Our visit with them ended with good conversation and a great cup of masala chiya (spiced milk tea), the best we had in Nepal. The family was amazing and we are extremely grateful to them for inviting us to celebrate the happy and colorful holiday of Holi with them. A special thanks to Bhuwan for taking time out of his day on several occasions to meet up with us.

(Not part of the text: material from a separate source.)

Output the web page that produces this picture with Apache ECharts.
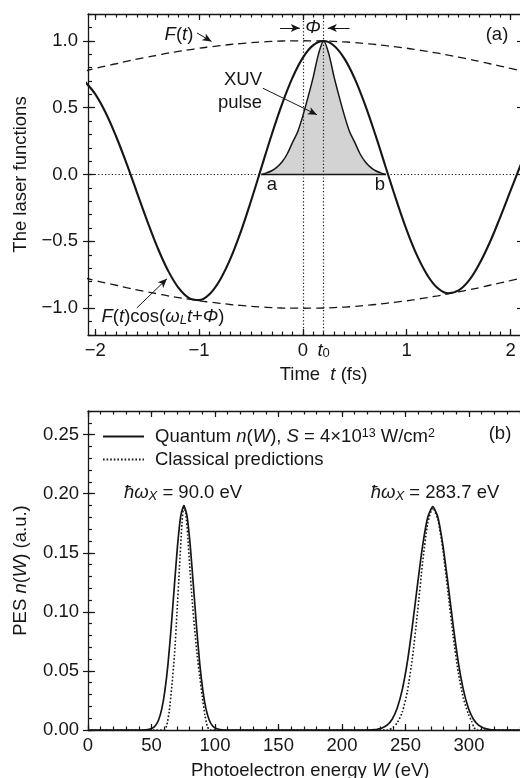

Kathmandu and the surrounding areas have a long and rich history, mixed with Hindu and Buddhist culture. There are many old buildings and temples that are proof of that rich history. We visited a few Durbar Squares in and around the city. The term “durbar” means palace. We also visited a few Buddhist Stupas near the city. Bhuwan and a friend of his spent most of a day taking us around to these different sights. Thanks again Bhuwan.
Kathmandu Durbar Square
Swayambunath Buddhist Stupa
Patan Durbar Square
Bodhnath Buddhist Stupa
When we weren’t sightseeing we spent most of our time in the area of Kathmandu known as Thamel. It’s the main tourist area full of restaurants, shops and budget accommodations. The streets are narrow and almost always clogged with people, cars, rickshaws, motorcycles and too many people selling tiger balm.
After Nepal we head home to see family and prepare for Sarah’s sister’s wedding. While we’re sad to leave Nepal we’re very excited to see family and friends before we restart our travels in May. Nepal is an amazing country and arguably our favorite so far.